Alternatively, they could be inadvertently targeting keywords. A business owner can find out which keywords his brand ranks for by going into the website's Google Search Console. A cursory look through the non-branded queries will show what brings clicks and drives impressions. Once you know which keywords bring in the audience, you can intentionally write content incorporating them.
Reality: You Need to Qualify the Traffic You Want
If you pay attention to your audience, you will be familiar with the terms they search for and what is important to them. Investing time and effort into getting to know your target market will pay off. If you know your audience, you will be better equipped for qualifying the traffic you want.
Also, do not discount the power of assists—you will undoubtedly have blog articles that do not bring conversions, but just because they don't doesn't mean they shouldn't be on your website. Having articles that address a range of topics relevant to your target audience will help solidify you as a go-to for valuable content.
Myth: Channels That Deliver More Traffic Are Better
There are two parts to this claim: first, you get more traffic from other channels, and second, you get better results from this traffic. Let us look at each part separately. First, the idea that SEO brings fewer people to your website than PPC or social media is misguided.
Though you will see a boost in your website traffic after posting on a Facebook page or launching an ad campaign, SEO's advantage is its longevity.

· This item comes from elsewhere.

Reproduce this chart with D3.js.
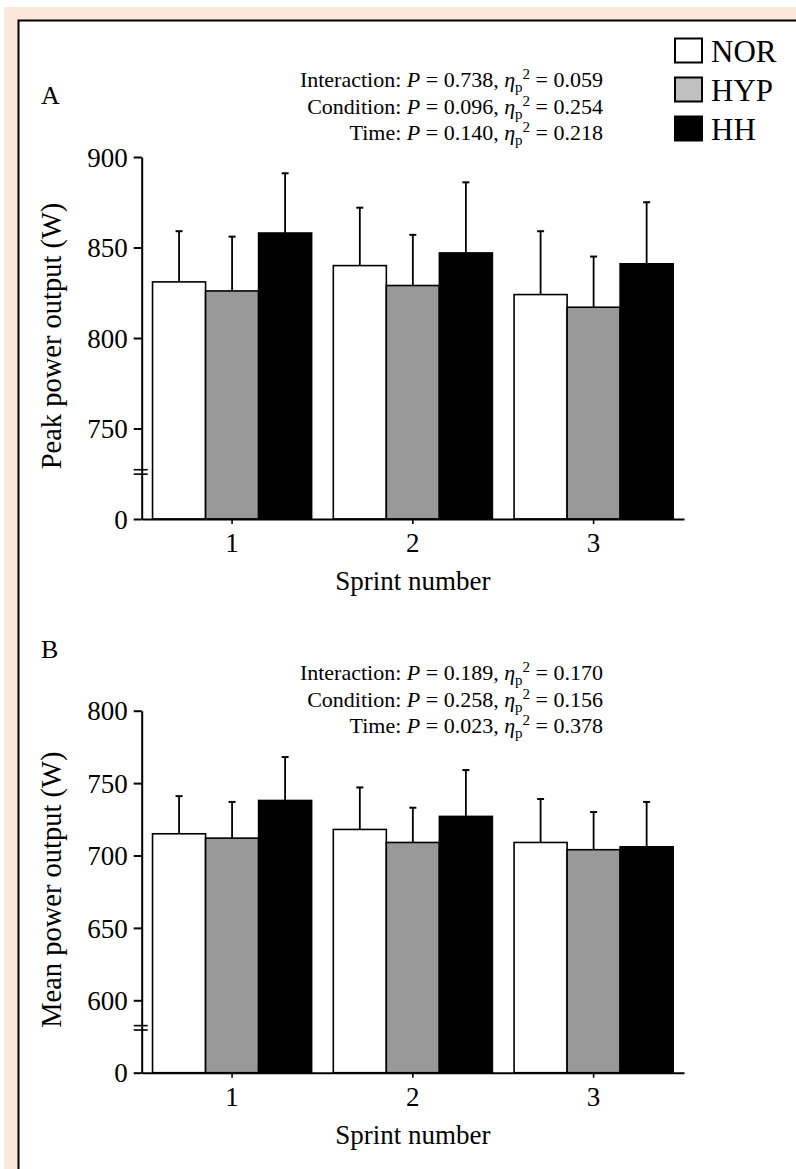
<!DOCTYPE html>
<html>
<head>
<meta charset="utf-8">
<script src="https://cdn.jsdelivr.net/npm/d3@7"></script>
<style>
  body { margin: 0; background: #fff; }
  svg text { font-family: "Liberation Serif", "Times New Roman", serif; fill: #000; }
</style>
</head>
<body>
<svg id="chart" width="796" height="1169"></svg>
<script>
// sprint groups and conditions
let sprints = ["1", "2", "3"];
let conditions = ["NOR", "HYP", "HH"];
let condFill = ["#ffffff", "#999999", "#000000"];
let legendFill = ["#ffffff", "#c0c0c0", "#000000"];

// panel A: peak power output (W), one array per condition, sprint 1..3
let peakNOR = [831, 840, 824];
let peakHYP = [826, 829, 817];
let peakHH = [858, 847, 841];
let peakNORsd = [28, 32, 35];
let peakHYPsd = [30, 28, 28];
let peakHHsd = [33, 39, 34];
let peakTicks = [700, 750, 800, 850, 900];
let peakTickLabels = ["0", "750", "800", "850", "900"];
let peakStats = [
    ["Interaction", "0.738", "0.059"],
    ["Condition", "0.096", "0.254"],
    ["Time", "0.140", "0.218"]
];

// panel B: mean power output (W)
let meanNOR = [715, 718, 709];
let meanHYP = [712, 709, 704];
let meanHH = [738, 727, 706];
let meanNORsd = [26, 29, 30];
let meanHYPsd = [25, 24, 26];
let meanHHsd = [30, 32, 31];
let meanTicks = [550, 600, 650, 700, 750, 800];
let meanTickLabels = ["0", "600", "650", "700", "750", "800"];
let meanStats = [
    ["Interaction", "0.189", "0.170"],
    ["Condition", "0.258", "0.156"],
    ["Time", "0.023", "0.378"]
];

let svg = d3.select("#chart");

// page frame
svg.append("rect").attr("x", 4).attr("y", 7).attr("width", 800).attr("height", 1200).attr("fill", "#fbe8da");
svg.append("rect").attr("x", 18.5).attr("y", 20.5).attr("width", 800).attr("height", 1200)
    .attr("fill", "#fff").attr("stroke", "#000").attr("stroke-width", 2);

let left = 141.7;
let right = 684;

function drawPanel(opt) {
    let g = svg.append("g");

    let y = d3.scaleLinear().domain(opt.domain).range([opt.bottom, opt.top]);
    let x = d3.scaleBand().domain(sprints).range([left, right])
        .paddingInner(0.12).paddingOuter(0.06);
    let xc = d3.scaleBand().domain(conditions).range([0, x.bandwidth()]);

    let rows = [];
    conditions.forEach((c, ci) => {
        sprints.forEach((s, si) => {
            rows.push({ sprint: s, cond: c, ci: ci, mean: opt.means[ci][si], sd: opt.sds[ci][si] });
        });
    });

    // error bars (upper only)
    let err = g.selectAll(".err").data(rows).enter().append("g");
    err.append("line")
        .attr("x1", d => x(d.sprint) + xc(d.cond) + xc.bandwidth() / 2)
        .attr("x2", d => x(d.sprint) + xc(d.cond) + xc.bandwidth() / 2)
        .attr("y1", d => y(d.mean))
        .attr("y2", d => y(d.mean + d.sd))
        .attr("stroke", "#000").attr("stroke-width", 1.8);
    err.append("line")
        .attr("x1", d => x(d.sprint) + xc(d.cond) + xc.bandwidth() / 2 - 3.5)
        .attr("x2", d => x(d.sprint) + xc(d.cond) + xc.bandwidth() / 2 + 3.5)
        .attr("y1", d => y(d.mean + d.sd))
        .attr("y2", d => y(d.mean + d.sd))
        .attr("stroke", "#000").attr("stroke-width", 2);

    // bars
    g.selectAll(".bar").data(rows).enter().append("rect")
        .attr("x", d => x(d.sprint) + xc(d.cond))
        .attr("width", xc.bandwidth())
        .attr("y", d => y(d.mean))
        .attr("height", d => y(opt.domain[0]) - y(d.mean))
        .attr("fill", d => condFill[d.ci])
        .attr("stroke", "#000").attr("stroke-width", 1.6);

    // y axis
    let yAxis = d3.axisLeft(y).tickValues(opt.ticks)
        .tickFormat((d, i) => opt.tickLabels[i])
        .tickSize(8).tickSizeOuter(0).tickPadding(6);
    let ya = g.append("g").attr("transform", `translate(${left},0)`).call(yAxis);
    ya.select(".domain").attr("stroke-width", 2);
    ya.selectAll(".tick line").attr("stroke-width", 2);
    ya.selectAll(".tick text").style("font-size", "27px").attr("dy", "0.34em");

    // axis break marks
    [-2.2, 2.2].forEach(off => {
        g.append("line")
            .attr("x1", left - 8).attr("x2", left + 6)
            .attr("y1", y(opt.breakAt) + off).attr("y2", y(opt.breakAt) + off)
            .attr("stroke", "#000").attr("stroke-width", 1.6);
    });

    // x axis
    let xAxis = d3.axisBottom(x).tickSize(5).tickSizeOuter(0).tickPadding(9);
    let xa = g.append("g").attr("transform", `translate(0,${opt.bottom})`).call(xAxis);
    xa.select(".domain").attr("stroke-width", 2);
    xa.selectAll(".tick line").attr("stroke-width", 1.6);
    xa.selectAll(".tick text").style("font-size", "27px");

    g.append("text")
        .attr("x", x("2") + x.bandwidth() / 2).attr("y", opt.bottom + 71)
        .attr("text-anchor", "middle").style("font-size", "27px")
        .text("Sprint number");

    g.append("text")
        .attr("transform", `translate(61,${(opt.top + opt.bottom) / 2 - 2}) rotate(-90)`)
        .attr("text-anchor", "middle").style("font-size", "28.5px")
        .text(opt.yTitle);

    // panel letter
    g.append("text").attr("x", 41).attr("y", opt.letterY)
        .style("font-size", "26px").text(opt.letter);

    // statistics lines
    opt.stats.forEach((s, i) => {
        let t = g.append("text")
            .attr("x", 603).attr("y", opt.statsY + i * 26.6)
            .attr("text-anchor", "end").style("font-size", "22px");
        t.append("tspan").text(s[0] + ": ");
        t.append("tspan").style("font-style", "italic").text("P");
        t.append("tspan").text(" = " + s[1] + ", ");
        t.append("tspan").style("font-style", "italic").text("η");
        t.append("tspan").attr("dy", 5).style("font-size", "15px").text("p");
        t.append("tspan").attr("dy", -13).style("font-size", "15px").text("2");
        t.append("tspan").attr("dy", 8).text(" = " + s[2]);
    });
}

drawPanel({
    letter: "A", letterY: 104, statsY: 87,
    yTitle: "Peak power output (W)",
    domain: [700, 900], top: 157, bottom: 519, breakAt: 726,
    ticks: peakTicks, tickLabels: peakTickLabels,
    means: [peakNOR, peakHYP, peakHH],
    sds: [peakNORsd, peakHYPsd, peakHHsd],
    stats: peakStats
});

drawPanel({
    letter: "B", letterY: 658, statsY: 680,
    yTitle: "Mean power output (W)",
    domain: [550, 800], top: 710.7, bottom: 1072.7, breakAt: 581,
    ticks: meanTicks, tickLabels: meanTickLabels,
    means: [meanNOR, meanHYP, meanHH],
    sds: [meanNORsd, meanHYPsd, meanHHsd],
    stats: meanStats
});

// legend
let legend = svg.append("g");
conditions.forEach((c, i) => {
    legend.append("rect")
        .attr("x", 675).attr("y", 38.5 + i * 39)
        .attr("width", 27).attr("height", 24)
        .attr("fill", legendFill[i]).attr("stroke", "#000").attr("stroke-width", 2);
    legend.append("text")
        .attr("x", 711).attr("y", 62 + i * 39)
        .style("font-size", "31px").text(c);
});
</script>
</body>
</html>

A well-structured, optimized, and relevant article can bring in people years after you publish it on your blog.
If you invest time, money, and talent into your SEO, it will produce results. The same is true for your PPC and social campaigns. There isn't one channel that produces superior results—you reap benefits proportional to what you put in. If you put more effort into your PPC campaigns, you'll naturally see more results from them.
Reality: Each Channel Has a Different Purpose
You cannot expect all channels to provide the same results. PPC, SEO, and social have strengths and weaknesses. For example, if you're on social media, you cannot expect to increase your conversions solely from posting and interacting with followers. On social, the engagements are the point; you go there for audience development. Meanwhile, SEO shines in marketing to people mid-funnel. It helps casual browsers learn more about your offerings and see you as a reliable source of information.
SEO non-believers love bringing up that search optimization has little to no last click or direct conversion value. The number of sales or conversions a channel completes—its last click value—can be a metric for the campaign's effectiveness. However, it is crucial to invest in SEO, even if its direct conversion value is low. Though it does not drive conversions, it pushes people through the funnel and gives them more reasons to purchase. It can also reinforce what your brand represents.
Like any marketing strategy, it takes time to implement and reap the benefits of search engine optimization. Besides knowing your keywords and writing content that incorporates them, you need to be aware of your audience's concerns and needs. SEO has a place in any digital marketer's toolbox. However, like any other instrument, you have to know how to use it properly to make the most of it.